- [Exercise task]:
Check each line of the records for "this"; collect those that have it.
>> START Stored rows
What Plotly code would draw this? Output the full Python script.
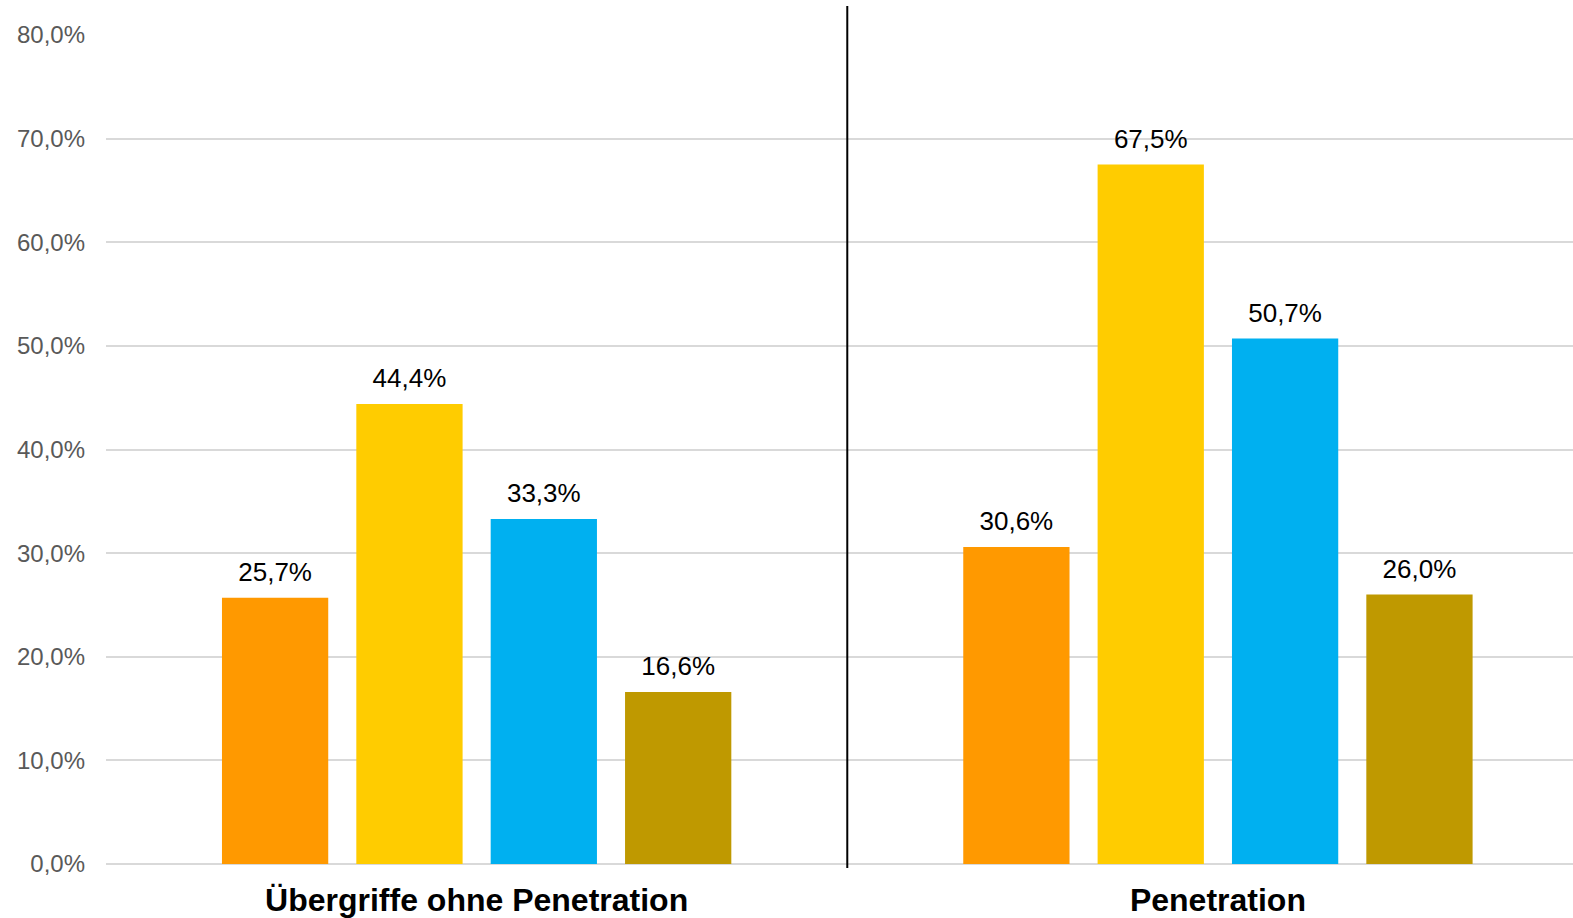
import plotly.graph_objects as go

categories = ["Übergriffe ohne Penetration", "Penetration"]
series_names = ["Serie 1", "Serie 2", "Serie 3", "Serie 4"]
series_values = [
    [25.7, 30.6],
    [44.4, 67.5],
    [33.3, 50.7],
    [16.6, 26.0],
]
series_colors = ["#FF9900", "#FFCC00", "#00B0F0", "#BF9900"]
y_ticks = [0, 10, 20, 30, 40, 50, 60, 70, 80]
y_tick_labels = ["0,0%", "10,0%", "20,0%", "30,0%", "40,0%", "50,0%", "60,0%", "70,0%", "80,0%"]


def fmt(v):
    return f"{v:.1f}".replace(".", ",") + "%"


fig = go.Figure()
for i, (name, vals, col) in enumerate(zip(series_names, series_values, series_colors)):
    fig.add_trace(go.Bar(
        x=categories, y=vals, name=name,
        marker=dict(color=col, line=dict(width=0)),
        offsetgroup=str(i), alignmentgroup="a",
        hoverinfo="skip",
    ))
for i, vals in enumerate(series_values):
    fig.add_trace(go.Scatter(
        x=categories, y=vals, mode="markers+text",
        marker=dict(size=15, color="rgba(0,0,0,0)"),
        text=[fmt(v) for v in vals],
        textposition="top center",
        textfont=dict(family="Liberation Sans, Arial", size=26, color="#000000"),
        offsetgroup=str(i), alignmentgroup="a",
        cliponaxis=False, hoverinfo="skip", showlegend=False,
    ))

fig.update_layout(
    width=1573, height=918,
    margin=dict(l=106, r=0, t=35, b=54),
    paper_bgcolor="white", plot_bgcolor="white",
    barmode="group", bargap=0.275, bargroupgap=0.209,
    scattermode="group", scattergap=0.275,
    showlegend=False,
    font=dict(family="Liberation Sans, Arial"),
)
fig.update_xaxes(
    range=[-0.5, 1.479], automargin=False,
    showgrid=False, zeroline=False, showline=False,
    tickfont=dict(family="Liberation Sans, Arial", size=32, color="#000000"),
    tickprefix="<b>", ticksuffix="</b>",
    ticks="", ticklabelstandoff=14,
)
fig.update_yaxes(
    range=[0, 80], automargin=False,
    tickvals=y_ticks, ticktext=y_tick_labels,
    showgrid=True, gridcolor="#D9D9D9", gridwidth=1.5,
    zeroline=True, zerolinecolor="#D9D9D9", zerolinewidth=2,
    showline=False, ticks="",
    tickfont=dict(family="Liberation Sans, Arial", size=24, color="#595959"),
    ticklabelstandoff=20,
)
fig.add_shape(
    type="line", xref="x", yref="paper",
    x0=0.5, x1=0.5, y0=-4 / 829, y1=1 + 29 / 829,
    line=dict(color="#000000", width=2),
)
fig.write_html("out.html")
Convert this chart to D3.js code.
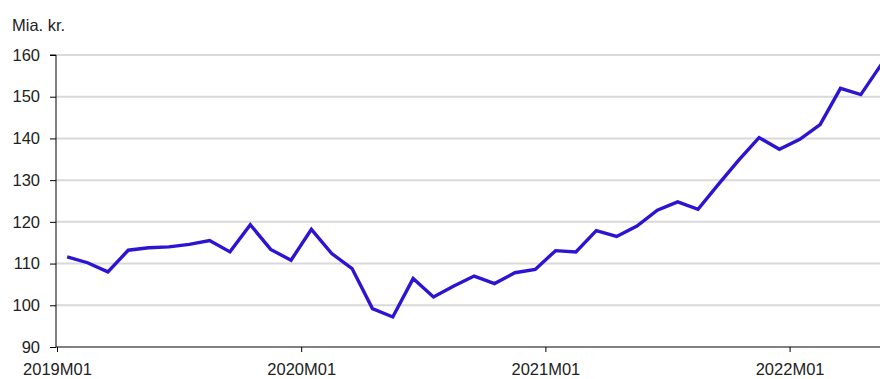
>> END Stored rows
- [Correct answer]:
What Plotly code would draw this? Output the full Python script.
Convert this chart to D3.js code.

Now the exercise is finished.